- **Entries**
+ + + +

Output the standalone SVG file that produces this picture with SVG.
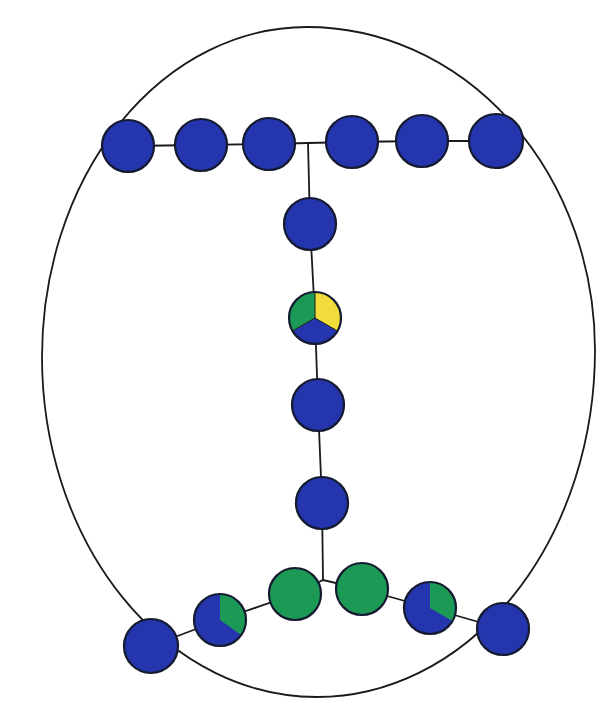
<svg xmlns="http://www.w3.org/2000/svg" width="597" height="719" viewBox="0 0 597 719">
<style>
.ln{stroke:#1a1a1a;stroke-width:1.8;fill:none;stroke-linecap:round}
.b{fill:#2535ad}
.g{fill:#1c9a55}
.y{fill:#f2dc3c}
.rim{fill:none;stroke:#141a30;stroke-width:2.2}
</style>
<rect width="597" height="719" fill="#ffffff"/>
<g id="outline">
<path class="ln" d="M 307 27 A 288 323 0 0 1 595 350 A 278 347 0 0 1 317 697 A 275 340 0 0 1 42 357 A 265 330 0 0 1 307 27 Z"/>
</g>
<g id="connectors">
<polyline class="ln" points="128,146 201,145 269,144 308,143 352,142 422,141 496,141"/>
<polyline class="ln" points="308,143 310,224 315,318 318,405 322,502 323,580"/>
<polyline class="ln" points="295,594 323,580 362,589"/>
<polyline class="ln" points="151,646 220,620 295,594"/>
<polyline class="ln" points="362,589 430,608 503,629"/>
</g>
<g id="n1"><circle class="b" cx="128" cy="146" r="26"/><circle class="rim" cx="128" cy="146" r="26"/></g>
<g id="n2"><circle class="b" cx="201" cy="145" r="26"/><circle class="rim" cx="201" cy="145" r="26"/></g>
<g id="n3"><circle class="b" cx="269" cy="144" r="26"/><circle class="rim" cx="269" cy="144" r="26"/></g>
<g id="n4"><circle class="b" cx="352" cy="142" r="26"/><circle class="rim" cx="352" cy="142" r="26"/></g>
<g id="n5"><circle class="b" cx="422" cy="141" r="26"/><circle class="rim" cx="422" cy="141" r="26"/></g>
<g id="n6"><circle class="b" cx="496" cy="141" r="27"/><circle class="rim" cx="496" cy="141" r="27"/></g>
<g id="n7"><circle class="b" cx="310" cy="224" r="26"/><circle class="rim" cx="310" cy="224" r="26"/></g>
<g id="n8">
<path class="y" d="M 315 318 L 315 292 A 26 26 0 0 1 337.5 331 Z"/>
<path class="b" d="M 315 318 L 337.5 331 A 26 26 0 0 1 292.5 331 Z"/>
<path class="g" d="M 315 318 L 292.5 331 A 26 26 0 0 1 315 292 Z"/>
<path class="ln" d="M 315 292 L 315 318 L 337.5 331 M 315 318 L 292.5 331" style="stroke-width:1"/>
<circle class="rim" cx="315" cy="318" r="26"/>
</g>
<g id="n9"><circle class="b" cx="318" cy="405" r="26"/><circle class="rim" cx="318" cy="405" r="26"/></g>
<g id="n10"><circle class="b" cx="322" cy="503" r="26"/><circle class="rim" cx="322" cy="503" r="26"/></g>
<g id="n11"><circle class="g" cx="295" cy="594" r="26"/><circle class="rim" cx="295" cy="594" r="26"/></g>
<g id="n12"><circle class="g" cx="362" cy="589" r="26"/><circle class="rim" cx="362" cy="589" r="26"/></g>
<g id="n13">
<circle class="b" cx="220" cy="620" r="26"/>
<path class="g" d="M 220 620 L 220 594 A 26 26 0 0 1 241.3 634.9 Z"/>
<circle class="rim" cx="220" cy="620" r="26"/>
</g>
<g id="n14">
<circle class="b" cx="430" cy="608" r="26"/>
<path class="g" d="M 430 608 L 430 582 A 26 26 0 0 1 452.5 621 Z"/>
<circle class="rim" cx="430" cy="608" r="26"/>
</g>
<g id="n15"><circle class="b" cx="151" cy="646" r="27"/><circle class="rim" cx="151" cy="646" r="27"/></g>
<g id="n16"><circle class="b" cx="503" cy="629" r="26"/><circle class="rim" cx="503" cy="629" r="26"/></g>
</svg>
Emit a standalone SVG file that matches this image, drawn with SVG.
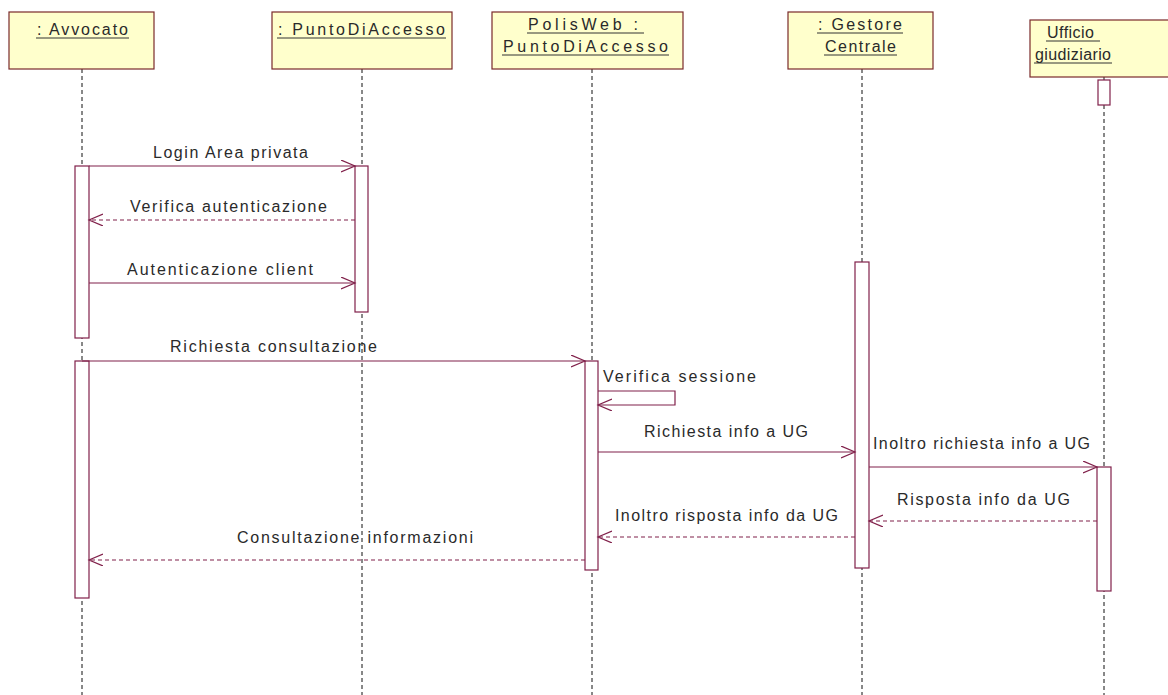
<svg xmlns="http://www.w3.org/2000/svg" width="1168" height="695" viewBox="0 0 1168 695">
  <style>
    .obj { fill: #ffffcc; stroke: #7a2a2a; stroke-width: 1.2; }
    .lbl { font-family: "Liberation Sans", Arial, sans-serif; font-size: 16px; fill: #2a2a2a; }
    .uline { stroke: #333; stroke-width: 1; }
    .life { stroke: #111; stroke-width: 1; stroke-dasharray: 4 3; fill: none; }
    .act { fill: #ffffff; stroke: #80204a; stroke-width: 1.2; }
    .msg { stroke: #80204a; stroke-width: 1.2; fill: none; }
    .ret { stroke: #80204a; stroke-width: 1.2; fill: none; stroke-dasharray: 4 3; }
  </style>
  <defs>
    <marker id="open" markerUnits="userSpaceOnUse" markerWidth="16" markerHeight="14" refX="14" refY="6" orient="auto">
      <path d="M0,0 L14,6 L0,12" fill="none" stroke="#80204a" stroke-width="1.2"/>
    </marker>
  </defs>
  <rect width="1168" height="695" fill="#ffffff"/>

  <!-- lifelines -->
  <g id="lifelines">
    <line class="life" x1="82" y1="69" x2="82" y2="695"/>
    <line class="life" x1="362" y1="69" x2="362" y2="695"/>
    <line class="life" x1="592" y1="69" x2="592" y2="695"/>
    <line class="life" x1="862" y1="69" x2="862" y2="695"/>
    <line class="life" x1="1104" y1="77" x2="1104" y2="695"/>
  </g>

  <!-- objects -->
  <g id="avvocato">
    <rect class="obj" x="9" y="12" width="145" height="57"/>
    <text class="lbl" x="37" y="35" textLength="91" lengthAdjust="spacing">: Avvocato</text>
    <line class="uline" x1="36" y1="38" x2="129" y2="38"/>
  </g>
  <g id="punto-di-accesso">
    <rect class="obj" x="272" y="12" width="180" height="57"/>
    <text class="lbl" x="278" y="35" textLength="167" lengthAdjust="spacing">: PuntoDiAccesso</text>
    <line class="uline" x1="277" y1="38" x2="446" y2="38"/>
  </g>
  <g id="polisweb">
    <rect class="obj" x="492" y="12" width="191" height="57"/>
    <text class="lbl" x="528" y="30" textLength="110" lengthAdjust="spacing">PolisWeb :</text>
    <line class="uline" x1="527" y1="33" x2="644" y2="33"/>
    <text class="lbl" x="503" y="52" textLength="165" lengthAdjust="spacing">PuntoDiAccesso</text>
    <line class="uline" x1="502" y1="55" x2="669" y2="55"/>
  </g>
  <g id="gestore-centrale">
    <rect class="obj" x="788" y="12" width="145" height="57"/>
    <text class="lbl" x="818" y="30" textLength="84" lengthAdjust="spacing">: Gestore</text>
    <line class="uline" x1="817" y1="33" x2="903" y2="33"/>
    <text class="lbl" x="825" y="52" textLength="71" lengthAdjust="spacing">Centrale</text>
    <line class="uline" x1="824" y1="55" x2="897" y2="55"/>
  </g>
  <g id="ufficio-giudiziario">
    <rect class="obj" x="1030" y="20" width="142" height="57"/>
    <text class="lbl" x="1047" y="38" textLength="47" lengthAdjust="spacing">Ufficio</text>
    <line class="uline" x1="1046" y1="41" x2="1100" y2="41"/>
    <text class="lbl" x="1035" y="60" textLength="76" lengthAdjust="spacing">giudiziario</text>
    <line class="uline" x1="1034" y1="63" x2="1112" y2="63"/>
    <rect class="act" x="1098" y="80" width="12" height="25"/>
  </g>

  <!-- activations -->
  <g id="activations">
    <rect class="act" x="75" y="166" width="14" height="172"/>
    <rect class="act" x="75" y="361" width="14" height="237"/>
    <rect class="act" x="355" y="166" width="13" height="146"/>
    <rect class="act" x="585" y="361" width="13" height="209"/>
    <rect class="act" x="855" y="262" width="14" height="306"/>
    <rect class="act" x="1097" y="467" width="14" height="124"/>
  </g>

  <!-- messages -->
  <g id="connectors">
    <line class="msg" x1="89" y1="166" x2="355" y2="166" marker-end="url(#open)"/>
    <line class="ret" x1="355" y1="220" x2="89" y2="220" marker-end="url(#open)"/>
    <line class="msg" x1="89" y1="283" x2="355" y2="283" marker-end="url(#open)"/>
    <line class="msg" x1="82" y1="361" x2="585" y2="361" marker-end="url(#open)"/>
    <polyline class="msg" points="598,391 675,391 675,405 598,405" marker-end="url(#open)"/>
    <line class="msg" x1="598" y1="452" x2="855" y2="452" marker-end="url(#open)"/>
    <line class="msg" x1="869" y1="467" x2="1097" y2="467" marker-end="url(#open)"/>
    <line class="ret" x1="1097" y1="521" x2="869" y2="521" marker-end="url(#open)"/>
    <line class="ret" x1="855" y1="537" x2="598" y2="537" marker-end="url(#open)"/>
    <line class="ret" x1="585" y1="560" x2="89" y2="560" marker-end="url(#open)"/>
  </g>

  <!-- message labels -->
  <g id="message-labels">
    <text class="lbl" x="153" y="158" textLength="155" lengthAdjust="spacing">Login Area privata</text>
    <text class="lbl" x="130" y="212" textLength="197" lengthAdjust="spacing">Verifica autenticazione</text>
    <text class="lbl" x="127" y="275" textLength="186" lengthAdjust="spacing">Autenticazione client</text>
    <text class="lbl" x="170" y="352" textLength="207" lengthAdjust="spacing">Richiesta consultazione</text>
    <text class="lbl" x="603" y="382" textLength="153" lengthAdjust="spacing">Verifica sessione</text>
    <text class="lbl" x="644" y="437" textLength="164" lengthAdjust="spacing">Richiesta info a UG</text>
    <text class="lbl" x="873" y="449" textLength="217" lengthAdjust="spacing">Inoltro richiesta info a UG</text>
    <text class="lbl" x="897" y="505" textLength="173" lengthAdjust="spacing">Risposta info da UG</text>
    <text class="lbl" x="615" y="521" textLength="223" lengthAdjust="spacing">Inoltro risposta info da UG</text>
    <text class="lbl" x="237" y="543" textLength="236" lengthAdjust="spacing">Consultazione informazioni</text>
  </g>
</svg>
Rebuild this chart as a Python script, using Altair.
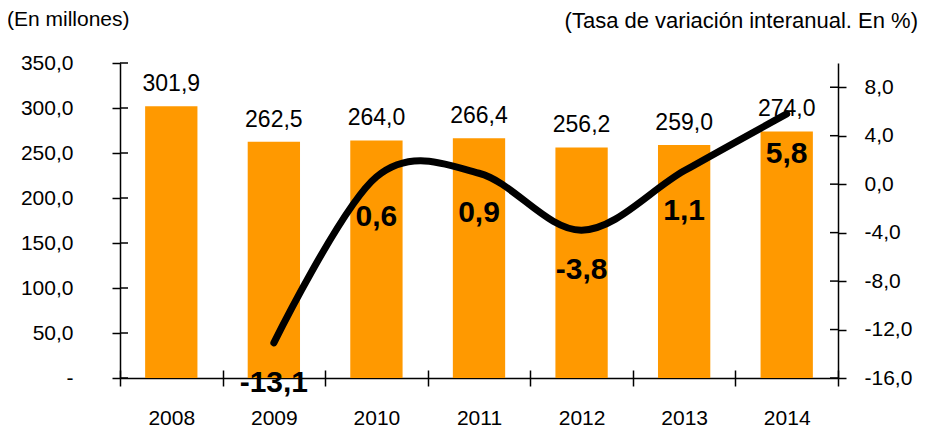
import altair as alt
import pandas as pd

years = ["2008", "2009", "2010", "2011", "2012", "2013", "2014"]
totals = [301.9, 262.5, 264.0, 266.4, 256.2, 259.0, 274.0]
rate_years = ["2009", "2010", "2011", "2012", "2013", "2014"]
rates = [-13.1, 0.6, 0.9, -3.8, 1.1, 5.8]
left_ticks = [0, 50, 100, 150, 200, 250, 300, 350]
right_ticks = [-16, -12, -8, -4, 0, 4, 8]
left_title = "(En millones)"
right_title = "(Tasa de variación interanual. En %)"


def es(v):
    return f"{v:.1f}".replace(".", ",")


bars_df = pd.DataFrame({"year": years, "total": totals, "label": [es(v) for v in totals]})
rate_df = pd.DataFrame({"year": rate_years, "rate": rates, "label": [es(v) for v in rates]})

FONT = "Liberation Sans"
AX = dict(labelFont=FONT, labelFontSize=21, labelColor="black", domainColor="black",
          tickColor="black", domainWidth=1.5, tickWidth=1.5, tickSize=8, grid=False, title=None)

# bands fill the whole step so that ticks fall between categories; bars are narrowed instead
x_scale = alt.Scale(paddingInner=0, paddingOuter=0)
x_main = alt.X("year:N", sort=years, title=None, scale=x_scale,
               axis=alt.Axis(orient="bottom", labelAngle=0, tickBand="extent", labelPadding=21, **AX))
x_plain = alt.X("year:N", sort=years, title=None, scale=x_scale, axis=None)
# second x axis drawing the inner half of the crossing ticks
x_inner = alt.X("year:N", sort=years, title=None, scale=x_scale,
                axis=alt.Axis(orient="bottom", tickBand="extent", labels=False, domain=False, offset=-8,
                              tickColor="black", tickWidth=1.5, tickSize=8, grid=False, title=None))

left_scale = alt.Scale(domain=[0, 350], nice=False, zero=True)
right_scale = alt.Scale(domain=[-16, 10], nice=False, zero=False)

left_axis = alt.Axis(orient="left", values=left_ticks, labelPadding=39,
                     labelExpr="datum.value == 0 ? '-' : replace(replace(format(datum.value, '.1f'), '.', ','), '\u2212', '-')",
                     **AX)
right_axis = alt.Axis(orient="right", values=right_ticks, labelPadding=18,
                      labelExpr="replace(replace(format(datum.value, '.1f'), '.', ','), '\u2212', '-')",
                      **AX)

bars = alt.Chart(bars_df).mark_bar(color="#FF9900", width=alt.RelativeBandSize(0.51)).encode(
    x=x_main, y=alt.Y("total:Q", scale=left_scale, axis=left_axis)
)
inner_x = alt.Chart(bars_df).mark_bar(opacity=0).encode(
    x=x_inner, y=alt.Y("total:Q", scale=left_scale, axis=None)
)
bar_text = alt.Chart(bars_df).mark_text(
    font=FONT, fontSize=23, baseline="alphabetic", dy=-15, color="black"
).encode(x=x_plain, y=alt.Y("total:Q", scale=left_scale, axis=None), text="label:N")

inner_left = alt.Chart(pd.DataFrame({"v": left_ticks})).mark_rule(
    color="black", strokeWidth=1.5
).encode(y=alt.Y("v:Q", scale=left_scale, axis=None), x=alt.value(0), x2=alt.value(8))

t1 = alt.Chart(pd.DataFrame({"t": [left_title]})).mark_text(
    font=FONT, fontSize=21, align="left", baseline="middle", color="black"
).encode(x=alt.value(-113), y=alt.value(-43), text="t:N")
t2 = alt.Chart(pd.DataFrame({"t": [right_title]})).mark_text(
    font=FONT, fontSize=22, align="right", baseline="middle", color="black"
).encode(x=alt.value(798), y=alt.value(-42), text="t:N")

line = alt.Chart(rate_df).mark_line(
    color="black", strokeWidth=7, interpolate="cardinal", strokeCap="round"
).encode(x=x_plain, y=alt.Y("rate:Q", scale=right_scale, axis=right_axis))
line_text = alt.Chart(rate_df).mark_text(
    font=FONT, fontSize=30, fontWeight="bold", baseline="middle", dy=40, color="black"
).encode(x=x_plain, y=alt.Y("rate:Q", scale=right_scale, axis=None), text="label:N")
inner_right = alt.Chart(pd.DataFrame({"v": right_ticks})).mark_rule(
    color="black", strokeWidth=1.5
).encode(y=alt.Y("v:Q", scale=right_scale, axis=None), x=alt.value(710), x2=alt.value(718))

chart = alt.layer(
    bars, inner_x, bar_text, inner_left, line, line_text, inner_right, t1, t2
).resolve_scale(y="independent").resolve_axis(x="independent").properties(
    width=718, height=315,
    padding={"left": 112, "top": 55, "right": 81, "bottom": 53},
    autosize=alt.AutoSizeParams(type="none"),
).configure_view(stroke=None)

chart.save("out.html", embed_options={"renderer": "svg", "actions": False})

+ + + +

- **Work to complete**
Using the records above, pull out each line where the word "with" occurs.

- **Full answer**
Output the standalone SVG file that produces this picture with SVG.
Emit a standalone SVG file that matches this image, drawn with SVG.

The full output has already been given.